“The Lewis restaurant is the popular headquarters for meals and lunches. Meals 25 cents, lunches 5 cents up, Sunday dinner 35 cents. Sandwiches, all kinds, 5 cents. Oysters served in all styles. Soft drinks and cigars.” This was an ad from the Monroe Evening Times on October 22, 1908. Granville Lewis opened a restaurant in June 1908 in the east part of what later became the Marco’s building (across from the post office) and closed it about a year later.
Nine months earlier Frank Millman, who operated a dry goods, clothing, and hardware store in the Syndicate Block, had advertised gent’s suits for $10, $12, or $14. Ladies’ suits sold for $4 and up and boys’ suits from $3. He also advertised that ladies’ coats and misses’ coats and jackets were “at your own price.” I have no idea what that meant. It sounds like he might negotiate a price. He also said, “We can suit you on prices of lace goods and dress goods.”
Whenever I see ads like this, I think that I would like it if we had the same prices today. But we must also consider what the wages were at the time. On February 13, 1908, there was a news story that said that potatoes were retailing for $1 a bushel in Monroe. Imagine planting potatoes in the spring, tilling them, digging them in the fall and selling them to a retailer who will then sell them for this price. The article also stated that potatoes were selling in Chicago for 83 to 90 cents a bushel in carload lots. As seen in the Young advertisement printed here from December 15, 1908, a quart of cream sold for $0.45. The cream was produced and bottled by Lee Legler, rural Juda. The consumer would receive five cents back when the empty bottle was returned to Young & Co.
There was a notice in the paper on April 2, 1910 that, because of the “advance in cost of materials and general expenses,” the Monroe plumbers were increasing their hourly charge for labor from 50 to 65 cents beginning on April 4 E. N. Churchill, Niles & Hartnatt, and Monroe Plumbing and Heating were the plumbers listed on the ad.
On June 9 of the same year the members of the Green County Medical Society agreed that their fees would all be the same. They would charge $1.50 for a visit in the city (or village) if it was between 6 a.m. and 9 p.m. If it was during the night, the charge was $2.00. A visit to the country was charged at 75 cents per mile one way with an additional charge of $1.00 during the day or $2.00 at night. The doctors listed in the ad were: F. L. Hodges, W. B. Monroe, W. G. Bear, N. A. Loofbourow, J. F. Mauerman, George Seiler, R. B. Clark, L. A. Moore, W. B. Gnagi, F. J. Helgeson, S. R. Moyer, H. B. Gifford, and S. R. Moyer.
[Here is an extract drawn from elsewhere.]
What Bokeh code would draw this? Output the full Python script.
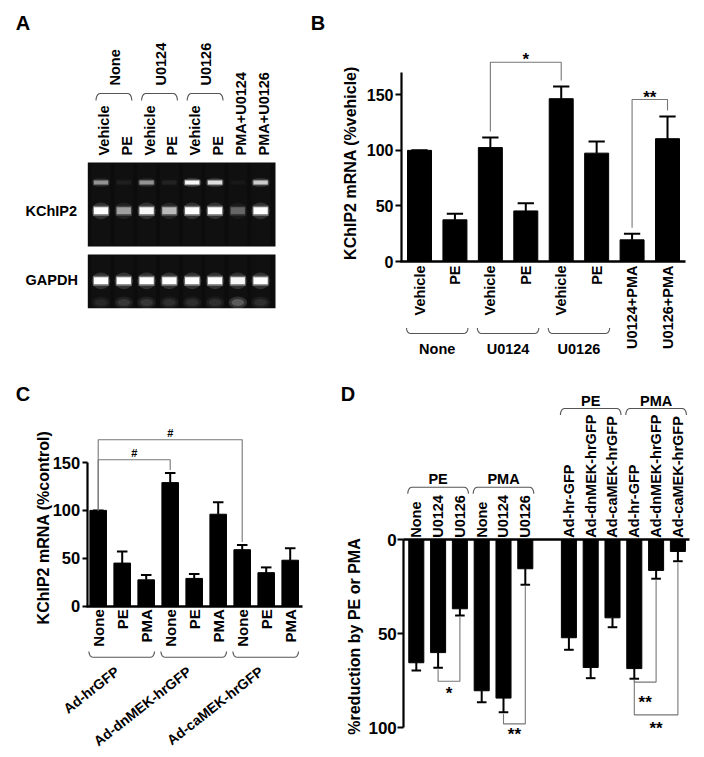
import math
from bokeh.plotting import figure
from bokeh.models import Range1d, LinearAxis, FixedTicker
from bokeh.layouts import row, column
from bokeh.embed import file_html
from bokeh.resources import INLINE
from bokeh.core.properties import value

FONT = "Liberation Sans"

# ---------------- data ----------------
# Panel A: RT-PCR gel (relative band brightness, 0-1)
lanes_A = ["Vehicle", "PE", "Vehicle", "PE", "Vehicle", "PE", "PMA+U0124", "PMA+U0126"]
groups_A = ["None", "U0124", "U0126"]
group_lanes_A = [(0, 1), (2, 3), (4, 5)]
rows_A = ["KChIP2", "GAPDH"]
kchip2_A = [1.0, 0.5, 0.95, 0.62, 1.0, 1.0, 0.28, 1.0]
kchip2_upper_A = [0.45, 0.05, 0.45, 0.06, 0.95, 0.8, 0.03, 0.7]
gapdh_A = [1.0, 1.0, 1.0, 1.0, 1.0, 1.0, 0.95, 1.0]
gapdh_smear_A = [0.12, 0.2, 0.2, 0.16, 0.16, 0.16, 0.4, 0.16]

# Panel B
cats_B = ["Vehicle", "PE", "Vehicle", "PE", "Vehicle", "PE", "U0124+PMA", "U0126+PMA"]
mean_B = [100, 37.5, 102.5, 45.5, 146.5, 97.5, 19.5, 110.5]
sem_B = [0, 5.5, 9, 7, 11, 10.5, 5.5, 20]
groups_B = ["None", "U0124", "U0126"]
group_bars_B = [(0, 1), (2, 3), (4, 5)]
sig_pairs_B = [(2, 4), (6, 7)]
sig_text_B = ["*", "**"]
sig_level_B = [179.3, 145.8]
ticks_B = [0, 50, 100, 150]

# Panel C
cats_C = ["None", "PE", "PMA", "None", "PE", "PMA", "None", "PE", "PMA"]
mean_C = [100, 45, 27.5, 129, 29, 96, 59, 35, 48]
sem_C = [0, 12, 5, 10, 4.5, 12.5, 5, 5.5, 12.5]
groups_C = ["Ad-hrGFP", "Ad-dnMEK-hrGFP", "Ad-caMEK-hrGFP"]
group_bars_C = [(0, 2), (3, 5), (6, 8)]
sig_pairs_C = [(0, 3), (0, 6)]
sig_text_C = ["#", "#"]
sig_level_C = [152.8, 173.7]
ticks_C = [0, 50, 100, 150]

# Panel D
cats_D = ["None", "U0124", "U0126", "None", "U0124", "U0126",
          "Ad-hr-GFP", "Ad-dnMEK-hrGFP", "Ad-caMEK-hrGFP",
          "Ad-hr-GFP", "Ad-dnMEK-hrGFP", "Ad-caMEK-hrGFP"]
pos_D = [0, 1, 2, 3, 4, 5, 7, 8, 9, 10, 11, 12]
mean_D = [65.4, 60, 36.7, 80.3, 84.2, 15.4, 52.1, 67.9, 41.5, 68.5, 16.3, 6.2]
sem_D = [4.1, 8.1, 3.6, 6.1, 7.5, 8.5, 6.4, 5.7, 5.0, 5.4, 4.4, 5.2]
groups_D = ["PE", "PMA", "PE", "PMA"]
group_bars_D = [(0, 2), (3, 5), (6, 8), (9, 11)]
sig_pairs_D = [(1, 2), (4, 5), (9, 10), (9, 11)]
sig_text_D = ["*", "**", "**", "**"]
sig_level_D = [75.2, 97.9, 75.7, 93.1]
sig_label_D = [79.8, 101.8, 84.6, 98.2]
ticks_D = [0, 50, 100]

# ---------------- helpers ----------------
def make_fig(X0, Y0, W, H, px0, sx, py0, sy):
    fx = lambda px: (px - px0) / sx
    fy = lambda py: (py0 - py) / sy
    gx = lambda x: px0 + sx * x
    gy = lambda y: py0 - sy * y
    p = figure(width=W, height=H,
               x_range=Range1d(fx(X0), fx(X0 + W)),
               y_range=Range1d(fy(Y0 + H), fy(Y0)),
               x_axis_type=None, y_axis_type=None,
               toolbar_location=None, output_backend="svg",
               outline_line_color=None,
               background_fill_color="white", border_fill_color="white")
    p.min_border_left = 0
    p.min_border_right = 0
    p.min_border_top = 0
    p.min_border_bottom = 0
    return p, fx, fy, gx, gy


def txt(p, x, y, s, size, angle=0.0, align="center", baseline="middle",
        style="bold", color="black"):
    p.text(x=[x], y=[y], text=[s], angle=angle, angle_units="deg",
           text_font=value(FONT), text_font_size=value(f"{size}px"),
           text_font_style=style, text_align=align, text_baseline=baseline,
           text_color=color)


def style_axis(ax, size, lw=2.2):
    ax.axis_line_width = lw
    ax.axis_line_color = "black"
    ax.major_tick_line_width = lw
    ax.major_tick_line_color = "black"
    ax.major_tick_in = 0
    ax.minor_tick_in = 0
    ax.minor_tick_out = 0
    ax.major_label_text_font = FONT
    ax.major_label_text_font_size = f"{size}px"
    ax.major_label_text_font_style = "bold"
    ax.major_label_text_color = "black"


def brace(p, fx, fy, x0, x1, y_line, y_end, color="#555555", w=1.1, r=4.0):
    xs, ys = [], []
    n = 6
    for k in range(n + 1):
        t = k / n * math.pi / 2
        xs.append(x0 + r * (1 - math.cos(t)))
        ys.append(y_end + (y_line - y_end) * math.sin(t))
    for k in range(n + 1):
        t = k / n * math.pi / 2
        xs.append(x1 - r + r * math.sin(t))
        ys.append(y_line + (y_end - y_line) * (1 - math.cos(t)))
    p.line([fx(v) for v in xs], [fy(v) for v in ys], line_color=color, line_width=w)


def bars(p, xs, means, sems, width, cap):
    tops = [m + s for m, s in zip(means, sems)]
    p.vbar(x=xs, top=means, bottom=0, width=width, fill_color="black", line_color="black")
    p.segment(x0=xs, y0=means, x1=xs, y1=tops, line_color="black", line_width=2)
    p.segment(x0=[x - cap for x in xs], y0=tops, x1=[x + cap for x in xs], y1=tops,
              line_color="black", line_width=2)


# ---------------- layout constants (page pixels) ----------------
XL, XR, XE = 0, 305, 704
YT, YB, YE = 0, 370, 757
WL, WR = XR - XL, XE - XR
HT, HB = YB - YT, YE - YB

# ================= Panel A =================
pA, fxA, fyA, gxA, gyA = make_fig(XL, YT, WL, HT, 100.5, 22.8, 0, 1)
txt(pA, fxA(22.5), fyA(22), "A", 20)
lane_x = list(range(len(lanes_A)))
for (t, b) in [(162, 246), (254, 308)]:
    pA.quad(left=fxA(87.3), right=fxA(275), top=fyA(t), bottom=fyA(b),
            fill_color="#0c0c0c", line_color=None)
    pA.quad(left=[x - 0.42 for x in lane_x], right=[x + 0.42 for x in lane_x],
            top=fyA(t + 1), bottom=fyA(b - 1), fill_color="#1a1a1a", fill_alpha=0.35,
            line_color=None)


def gel_band(ys_py, inten, h, w=0.68):
    yv = fyA(ys_py)
    pA.ellipse(x=lane_x, y=yv, width=w * 1.2, height=h * 2.4, fill_color="white",
               fill_alpha=[0.14 * i for i in inten], line_color=None)
    pA.rect(x=lane_x, y=yv, width=w * 1.04, height=h * 1.45, fill_color="white",
            fill_alpha=[0.3 * i for i in inten], line_color=None)
    pA.rect(x=lane_x, y=yv, width=w * 0.92, height=h, fill_color="white",
            fill_alpha=inten, line_color=None)


gel_band(182, kchip2_upper_A, 4.0)
gel_band(210.3, kchip2_A, 7.0)
gel_band(280.3, gapdh_A, 7.0)
pA.ellipse(x=lane_x, y=fyA(302), width=0.8, height=12, fill_color="white",
           fill_alpha=[0.35 * s for s in gapdh_smear_A], line_color=None)
pA.ellipse(x=lane_x, y=fyA(302), width=0.55, height=7, fill_color="white",
           fill_alpha=[0.5 * s for s in gapdh_smear_A], line_color=None)
pA.quad(left=fxA(85), right=fxA(277), top=fyA(308), bottom=fyA(330),
        fill_color="white", line_color=None)

for i, lab in enumerate(lanes_A):
    txt(pA, i + 3.0 / 22.8, fyA(155), lab, 14.5, angle=90, align="left")
for (a, b), lab in zip(group_lanes_A, groups_A):
    x0 = gxA(a) - 5
    x1 = gxA(b) + 8
    brace(pA, fxA, fyA, x0, x1, 93, 100)
    txt(pA, fxA((x0 + x1) / 2 + 1), fyA(85), lab, 14.5, angle=90, align="left")
txt(pA, fxA(25), fyA(210.5), rows_A[0], 14.5, align="left")
txt(pA, fxA(25), fyA(279.5), rows_A[1], 14.5, align="left")

# ================= Panel B =================
pB, fxB, fyB, gxB, gyB = make_fig(XR, YT, WR, HT, 419, 35.43, 261, 1.1113)
pos_B = list(range(len(cats_B)))
bars(pB, pos_B, mean_B, sem_B, 0.677, 0.23)

yaxB = LinearAxis(fixed_location=fxB(401), bounds=(0, 170), ticker=FixedTicker(ticks=ticks_B))
style_axis(yaxB, 16)
yaxB.major_tick_out = 6
yaxB.major_label_standoff = 2
pB.add_layout(yaxB, "left")

xaxB = LinearAxis(fixed_location=0, bounds=(fxB(400), fxB(685)), ticker=FixedTicker(ticks=pos_B))
style_axis(xaxB, 14.5, lw=2.5)
xaxB.major_tick_out = 0
xaxB.major_label_standoff = 4
xaxB.major_label_orientation = math.pi / 2
xaxB.major_label_overrides = {i: c for i, c in zip(pos_B, cats_B)}
pB.add_layout(xaxB, "below")

for (a, b), lab in zip(group_bars_B, groups_B):
    x0 = gxB(pos_B[a] - 0.677 / 2) - 1
    x1 = gxB(pos_B[b] + 0.677 / 2) + 1
    brace(pB, fxB, fyB, x0, x1, 333, 327.5)
    txt(pB, fxB((x0 + x1) / 2), fyB(348), lab, 14.5)

gap_B = 6 / 1.1113
for (a, b), s, lev in zip(sig_pairs_B, sig_text_B, sig_level_B):
    ya = mean_B[a] + sem_B[a] + gap_B
    yb = mean_B[b] + sem_B[b] + gap_B
    pB.line([pos_B[a], pos_B[a], pos_B[b], pos_B[b]], [ya, lev, lev, yb],
            line_color="#777777", line_width=1.1)
    star_py = gyB(lev) - 6
    txt(pB, (pos_B[a] + pos_B[b]) / 2, fyB(star_py + 0.215 * 17), s, 17)

txt(pB, fxB(317.5), fyB(22), "B", 20)
txt(pB, fxB(350), fyB(162.5), "KChIP2 mRNA (%vehicle)", 16, angle=90)

# ================= Panel C =================
pC, fxC, fyC, gxC, gyC = make_fig(XL, YB, WL, HB, 97.7, 24.0, 605.7, 0.958)
pos_C = list(range(len(cats_C)))
bars(pC, pos_C, mean_C, sem_C, 0.69, 0.22)

yaxC = LinearAxis(fixed_location=fxC(86.7), bounds=(0, 150), ticker=FixedTicker(ticks=ticks_C))
style_axis(yaxC, 16.5)
yaxC.major_tick_out = 5
yaxC.major_label_standoff = 2
pC.add_layout(yaxC, "left")

xaxC = LinearAxis(fixed_location=0, bounds=(fxC(85.5), fxC(302)), ticker=FixedTicker(ticks=pos_C))
style_axis(xaxC, 15, lw=2.5)
xaxC.major_tick_out = 0
xaxC.major_label_standoff = 3
xaxC.major_label_orientation = math.pi / 2
xaxC.major_label_overrides = {i: c for i, c in zip(pos_C, cats_C)}
pC.add_layout(xaxC, "below")

for (a, b), lab in zip(group_bars_C, groups_C):
    x0 = gxC(pos_C[a] - 0.345) - 1
    x1 = gxC(pos_C[b] + 0.345)
    brace(pC, fxC, fyC, x0, x1, 656.7, 651.0)
    cx = (gxC(pos_C[a]) + gxC(pos_C[b])) / 2
    txt(pC, fxC(cx - 5), fyC(669), lab, 14, angle=38, align="right")

gap_C = 3 / 0.958
for (a, b), s, lev in zip(sig_pairs_C, sig_text_C, sig_level_C):
    ya = mean_C[a] + sem_C[a]
    yb = mean_C[b] + sem_C[b] + gap_C
    pC.line([pos_C[a], pos_C[a], pos_C[b], pos_C[b]], [ya, lev, lev, yb],
            line_color="#777777", line_width=1.1)
    txt(pC, (pos_C[a] + pos_C[b]) / 2, fyC(gyC(lev) - 7), s, 11)

txt(pC, fxC(22.5), fyC(393.5), "C", 20)
txt(pC, fxC(43), fyC(527), "KChIP2 mRNA (%control)", 16, angle=90)

# ================= Panel D =================
pD, fxD, fyD, gxD, gyD = make_fig(XR, YB, WR, HB, 415.8, 21.8, 539.3, -1.88)
bars(pD, pos_D, mean_D, sem_D, 0.69, 0.22)

yaxD = LinearAxis(fixed_location=fxD(403.3), bounds=(0, 100), ticker=FixedTicker(ticks=ticks_D))
style_axis(yaxD, 17)
yaxD.major_tick_out = 6
yaxD.major_label_standoff = 1
pD.add_layout(yaxD, "left")

xaxD = LinearAxis(fixed_location=0, bounds=(fxD(402.5), fxD(689.3)), ticker=FixedTicker(ticks=pos_D))
style_axis(xaxD, 14.5, lw=2.5)
xaxD.major_tick_out = 0
xaxD.major_label_standoff = 2
xaxD.major_label_orientation = math.pi / 2
xaxD.major_label_overrides = {p_: c for p_, c in zip(pos_D, cats_D)}
pD.add_layout(xaxD, "above")

brace_levels_D = [(486.7, 493.3, 478), (486.7, 493.3, 478), (408, 414.5, 400), (408, 414.5, 400)]
for (a, b), lab, (yl, ye, ylab) in zip(group_bars_D, groups_D, brace_levels_D):
    x0 = gxD(pos_D[a] - 0.345) - 1
    x1 = gxD(pos_D[b] + 0.345) + 1
    brace(pD, fxD, fyD, x0, x1, yl, ye)
    txt(pD, pos_D[a + 1], fyD(ylab), lab, 14.5)

gap_D = 1.5 / 1.88
for (a, b), s, lev, lab_v in zip(sig_pairs_D, sig_text_D, sig_level_D, sig_label_D):
    ya = mean_D[a] + sem_D[a] + gap_D
    yb = mean_D[b] + sem_D[b] + gap_D
    pD.line([pos_D[a], pos_D[a], pos_D[b], pos_D[b]], [ya, lev, lev, yb],
            line_color="#777777", line_width=1.1)
    txt(pD, (pos_D[a] + pos_D[b]) / 2, fyD(gyD(lab_v) + 0.215 * 17), s, 17)

txt(pD, fxD(347.5), fyD(393.5), "D", 20)
txt(pD, fxD(354), fyD(636), "%reduction by PE or PMA", 16, angle=90)

layout = column(row(pA, pB), row(pC, pD))
open("out.html", "w").write(file_html(layout, INLINE))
An article printed before Thanksgiving that year stated that turkey was a real luxury. Not only was the price high, but the city demand was so high that it was “a wonder that the bird is on the local market.” The fowl was to retail for 22 cents a pound and every dealer was offered this price for all he could ship to Chicago. One dealer was even offered an additional two cents per pound for all he could ship before Thanksgiving. Geese were selling for 12.5 cents, ducks for 15 cents, and chickens at 14 and 15 cents. These birds seemed to be plentiful. Eggs and butter were also included on the list of luxury items for Thanksgiving in 1910. Eggs were retailing for 30 cents a dozen while creamery butter was selling for 37 cents.
There was a newspaper article the following year that stated there were plenty of turkeys available in 1911 and they were then selling for 20 cents a pound. The editors stated that there would be plenty of chickens, ducks, and geese for those who could not afford turkey. Geese were selling for a “shilling a pound” while the abundance of chickens were “retailing at the reasonable price of 12 to 14 cents.” Ducks were again selling for 15 cents per pound. Cranberries were also to be found in large quantities and were the choicest of fruit. Merchants claimed that they were the best that had ever been sold on the local markets and were selling for 13 cents per pound. The berries were fine and large and expected, as usual, to be “prominent among the delicacies on the Thanksgiving table.” The price was the same as it had been the previous year.
I used to think how wonderful it would be to be able to purchase some of the items like those listed here for these prices today, but it wasn’t such a great deal when we consider what people earned back then. Young people today can’t imagine working for the amount we did in our early years. I believe that I made $1.45 an hour at Schultz Pharmacy in 1967. If I remember correctly, I could buy a 16-ounce glass bottle of soda from a vending machine for 10 cents at that time. It is all relative. I often think of how expensive long distance calls were 50 years ago compared to our earnings. Photo film processing was another one that I felt became cheaper as time passed. Of course, film is something that many young people might not understand today.